Náuseas
Hace unos 30 años, cuando era estudiante de Derecho y bisoño reportero de un periódico regional potosino, participé en una de las “visitas de cárceles” bianuales que solían realizar el presidente y vocales de las cortes superiores, hoy convertidas en tribunales departamentales de justicia.
Fue una impresión muy fuerte para el “changuito” que debí ser entonces. Vi desfilar, uno por uno, a hombres privados de libertad que expusieron sus casos, unos con esperanza y otros, los más, sin interés alguno y me di cuenta que muchos estaban encerrados sin sentencia y otros eran probablemente inocentes. Pese a que hubo quejas por incumplimiento de plazos, el presidente de la Corte Superior del Distrito cerró la audiencia señalando que todo estaba bien, que no había retardación de justicia en Potosí. Y luego hizo declaraciones en ese sentido.
Fue una farsa, un sainete sin ensayo previo que se montó solo para cumplir la letra muerta de la ley. Insatisfecho por lo que vi, volví al penal, que entonces funcionaba en el convento de Santo Domingo, a solo dos cuadras de la plaza principal, y hablé con algunos de los reclusos que habían sido seleccionados para participar en la audiencia. Encontré peores cosas ahí adentro. Fue cuando supe que el aparato judicial está armado para la apariencia.
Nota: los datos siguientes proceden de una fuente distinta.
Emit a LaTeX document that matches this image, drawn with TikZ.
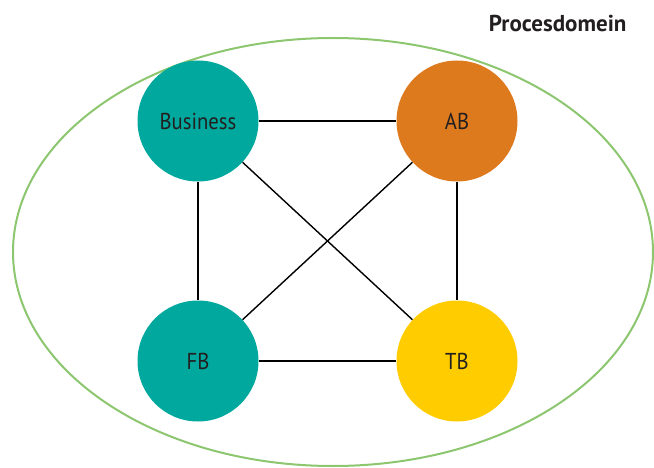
\documentclass[tikz,border=0pt]{standalone}
\usepackage{fontspec}
\setmainfont{PT Sans}[FakeStretch=0.9]
\newfontfamily\titlefont{PT Sans}
\definecolor{teal}{RGB}{0,168,157}
\definecolor{orangeab}{RGB}{222,122,30}
\definecolor{yellowtb}{RGB}{255,204,0}
\definecolor{domgreen}{RGB}{140,198,110}
\definecolor{txt}{RGB}{35,31,32}
\begin{document}
\begin{tikzpicture}[x=1pt,y=-1pt,
  role/.style={circle,minimum size=121pt,inner sep=0pt,text=txt,font=\fontsize{23}{26}\selectfont},
  link/.style={draw=black,line width=1.4pt}]
\useasboundingbox (0,0) rectangle (654,468);
% process domain
\draw[domgreen,line width=2pt] (333,252) ellipse [x radius=320, y radius=214];
\node[anchor=east,font=\titlefont\bfseries\fontsize{23}{26}\selectfont,text=txt] (dom) at (630,23) {Procesdomein};
% roles
\node[role,fill=teal] (bus) at (198,121) {Business};
\node[role,fill=orangeab] (ab) at (457,121) {AB};
\node[role,fill=teal] (fb) at (198,361) {FB};
\node[role,fill=yellowtb] (tb) at (457,361) {TB};
% connections
\draw[link] (bus) -- (ab);
\draw[link] (bus) -- (fb);
\draw[link] (ab) -- (tb);
\draw[link] (fb) -- (tb);
\draw[link] (bus) -- (tb);
\draw[link] (ab) -- (fb);
\end{tikzpicture}
\end{document}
Se aparenta administrar justicia pero lo que en realidad se hace es jugar con las vidas de seres humanos, aunque los jueces y fiscales no se percaten de ello, o finjan que no lo hacen.
Esa experiencia me marcó pues me desilusionó del Derecho. Debido a ello, no ejerzo mi profesión de abogado y no sé si algún día me animaré a hacerlo y formar parte de esa farsa.
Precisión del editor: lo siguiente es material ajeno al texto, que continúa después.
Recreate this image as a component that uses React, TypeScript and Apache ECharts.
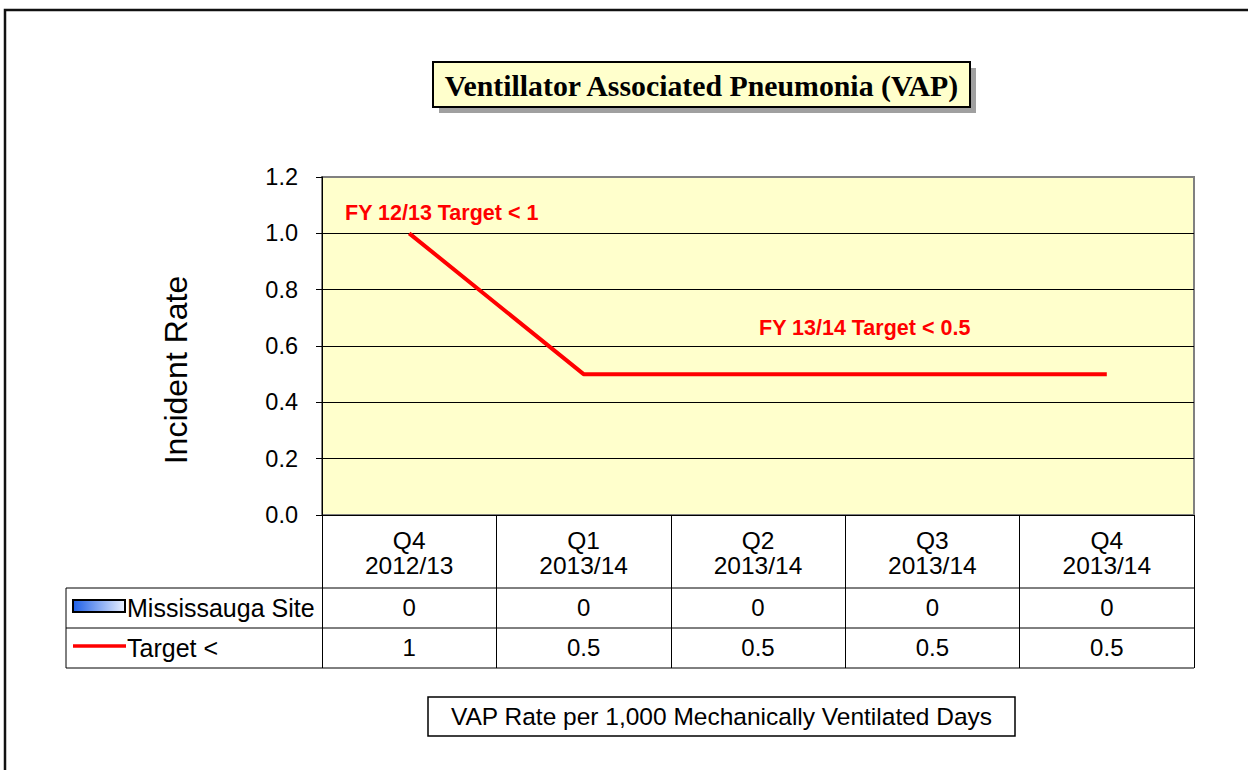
import React, { useEffect, useRef } from "react";
import * as echarts from "echarts";

const quarters = ["Q4", "Q1", "Q2", "Q3", "Q4"];
const fiscalYears = ["2012/13", "2013/14", "2013/14", "2013/14", "2013/14"];
const siteValues = [0, 0, 0, 0, 0];
const targetValues = [1, 0.5, 0.5, 0.5, 0.5];
const seriesNames = ["Mississauga Site", "Target <"];
const annotationTexts = ["FY 12/13 Target < 1", "FY 13/14 Target < 0.5"];
const titleText = "Ventillator Associated Pneumonia (VAP)";
const footnoteText = "VAP Rate per 1,000 Mechanically Ventilated Days";
const yAxisTitle = "Incident Rate";

const SANS = "'Liberation Sans', Arial, Helvetica, sans-serif";
const SERIF = "'Liberation Serif', 'Times New Roman', serif";

const GRID = { left: 322, right: 1194, top: 177, bottom: 515 };
const ROW1 = 588;
const ROW2 = 628;
const ROW3 = 668;
const TABLE_LEFT = 66;

export default function App() {
  const ref = useRef<HTMLDivElement>(null);

  useEffect(() => {
    document.body.style.margin = "0";
    const chart = echarts.init(ref.current!, undefined, { renderer: "svg" });
    const categories = quarters.map((q, i) => `${q}\n${fiscalYears[i]}`);

    chart.setOption({
      animation: false,
      backgroundColor: "#ffffff",
      grid: {
        left: GRID.left,
        right: 1248 - GRID.right,
        top: GRID.top,
        bottom: 770 - GRID.bottom,
        show: true,
        backgroundColor: "#FFFFCC",
        borderColor: "#808080",
        borderWidth: 2,
        z: 0,
      },
      xAxis: {
        type: "category",
        data: categories,
        boundaryGap: true,
        axisLine: { lineStyle: { color: "#000", width: 1 } },
        axisTick: {
          show: true,
          interval: 0,
          length: ROW3 - GRID.bottom,
          lineStyle: { color: "#000", width: 1 },
        },
        axisLabel: {
          interval: 0,
          color: "#000",
          fontFamily: SANS,
          fontSize: 24.5,
          lineHeight: 25,
          margin: 13,
        },
        splitLine: { show: false },
      },
      yAxis: {
        type: "value",
        min: 0,
        max: 1.2,
        interval: 0.2,
        axisLine: { show: true, lineStyle: { color: "#000", width: 1 } },
        axisTick: { show: true, length: 6, lineStyle: { color: "#000" } },
        axisLabel: {
          color: "#000",
          fontFamily: SANS,
          fontSize: 23.5,
          margin: 24,
          formatter: (v: number) => v.toFixed(1),
        },
        splitLine: {
          show: true,
          lineStyle: {
            color: ["#000", "#000", "#000", "#000", "#000", "#000", "#808080"],
            width: 1,
          },
        },
      },
      series: [
        {
          name: seriesNames[0],
          type: "bar",
          data: siteValues,
          barWidth: "50%",
          itemStyle: { color: "#3070E0" },
        },
        {
          name: seriesNames[1],
          type: "line",
          data: targetValues,
          showSymbol: false,
          symbol: "none",
          lineStyle: { color: "#FF0000", width: 4 },
          z: 5,
        },
      ],
    });

    const xs = quarters.map((_, i) =>
      chart.convertToPixel({ xAxisIndex: 0 }, i) as number
    );

    const graphics: any[] = [];
    graphics.push({
      type: "rect",
      shape: { x: 5, y: 10, width: 1400, height: 900 },
      style: { fill: "none", stroke: "#111", lineWidth: 2.5 },
      z: 100,
    });
    graphics.push({
      type: "rect",
      shape: { x: 439, y: 68, width: 537, height: 45 },
      style: { fill: "#A0A0A0" },
      z: 100,
    });
    graphics.push({
      type: "rect",
      shape: { x: 433, y: 62, width: 537, height: 45 },
      style: { fill: "#FFFFCC", stroke: "#000", lineWidth: 2 },
      z: 101,
    });
    graphics.push({
      type: "text",
      x: 701.5,
      y: 85,
      z: 102,
      style: {
        text: titleText,
        fill: "#000",
        fontFamily: SERIF,
        fontWeight: "bold",
        fontSize: 29.8,
        align: "center",
        verticalAlign: "middle",
      },
    });
    graphics.push({
      type: "text",
      x: 176,
      y: 370,
      rotation: Math.PI / 2,
      z: 100,
      style: {
        text: yAxisTitle,
        fill: "#000",
        fontFamily: SANS,
        fontSize: 32,
        align: "center",
        verticalAlign: "middle",
      },
    });
    graphics.push({
      type: "text",
      x: 345,
      y: 213,
      z: 100,
      style: {
        text: annotationTexts[0],
        fill: "#FF0000",
        fontFamily: SANS,
        fontWeight: "bold",
        fontSize: 21.5,
        align: "left",
        verticalAlign: "middle",
      },
    });
    graphics.push({
      type: "text",
      x: 759,
      y: 328,
      z: 100,
      style: {
        text: annotationTexts[1],
        fill: "#FF0000",
        fontFamily: SANS,
        fontWeight: "bold",
        fontSize: 21.5,
        align: "left",
        verticalAlign: "middle",
      },
    });
    [ROW1, ROW2, ROW3].forEach((y) => {
      graphics.push({
        type: "line",
        shape: { x1: TABLE_LEFT, y1: y, x2: GRID.right, y2: y },
        style: { stroke: "#000", lineWidth: 1 },
        z: 100,
      });
    });
    graphics.push({
      type: "line",
      shape: { x1: TABLE_LEFT, y1: ROW1, x2: TABLE_LEFT, y2: ROW3 },
      style: { stroke: "#000", lineWidth: 1 },
      z: 100,
    });
    graphics.push({
      type: "rect",
      shape: { x: 73, y: 600, width: 52, height: 12 },
      style: {
        fill: new echarts.graphic.LinearGradient(0, 0, 1, 0, [
          { offset: 0, color: "#1E5FE6" },
          { offset: 1, color: "#EAF1FF" },
        ]),
        stroke: "#000",
        lineWidth: 2,
      },
      z: 100,
    });
    graphics.push({
      type: "line",
      shape: { x1: 73, y1: 646, x2: 126, y2: 646 },
      style: { stroke: "#FF0000", lineWidth: 3.5 },
      z: 100,
    });
    const rowCenters = [(ROW1 + ROW2) / 2, (ROW2 + ROW3) / 2];
    seriesNames.forEach((name, r) => {
      graphics.push({
        type: "text",
        x: 127,
        y: rowCenters[r],
        z: 100,
        style: {
          text: name,
          fill: "#000",
          fontFamily: SANS,
          fontSize: 25,
          align: "left",
          verticalAlign: "middle",
        },
      });
    });
    [siteValues, targetValues].forEach((vals, r) => {
      vals.forEach((v, i) => {
        graphics.push({
          type: "text",
          x: xs[i],
          y: rowCenters[r] - 0.5,
          z: 100,
          style: {
            text: String(v),
            fill: "#000",
            fontFamily: SANS,
            fontSize: 24,
            align: "center",
            verticalAlign: "middle",
          },
        });
      });
    });
    graphics.push({
      type: "rect",
      shape: { x: 428, y: 697, width: 587, height: 39 },
      style: { fill: "#fff", stroke: "#000", lineWidth: 1.5 },
      z: 100,
    });
    graphics.push({
      type: "text",
      x: 721.5,
      y: 716.5,
      z: 101,
      style: {
        text: footnoteText,
        fill: "#000",
        fontFamily: SANS,
        fontSize: 24.5,
        align: "center",
        verticalAlign: "middle",
      },
    });

    chart.setOption({ graphic: graphics });

    return () => chart.dispose();
  }, []);

  return (
    <div
      ref={ref}
      style={{ position: "absolute", left: 0, top: 0, width: 1248, height: 770 }}
    />
  );
}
En más de 30 años de ejercicio periodístico pensé que ya lo había visto todo, incluidas las resoluciones de autoridades judiciales en contra de la Constitución Política del Estado, pero ni yo, con mi laboral y permanente cercanía a los dramas humanos, ni nadie de este país, estábamos preparados para la asquerosa manipulación de la justicia que es el denominado “caso Alexander”.
Una grabación, que por ahora no puede utilizarse como prueba, reveló el verdadero rostro de la justicia, ese del que apenas vi indicios hace 30 años, en la cárcel de Santo Domingo.
Mis peores temores se han confirmado. Ahora sé que cuando alguien se sienta en el banquillo de los acusados no lo hace para enfrentar a la justicia sino a un conjunto de seres vivientes –a los que les queda grande el adjetivo de “humano”– que representarán una farsa a nombre de las leyes. Las sentencias no son para castigar a los culpables sino para cerrar casos, como quien da un carpetazo de mala gana. El sistema judicial boliviano ha llegado al más bajo grado de la injusticia: se dedica a encerrar inocentes.
Si hace 30 años me pesó ser estudiante de Derecho, hoy me avergüenzo de ser abogado, aunque nunca haya ejercido. Si hace 30 años sentí estupor al contemplar las injusticias que encierran las cárceles, hoy siento asco al ver cómo se encierra al inocente y, para colmo, los jueces se empeñan en mantenerlo encerrado.
El autor es periodista, Premio Nacional en Historia del Periodismo.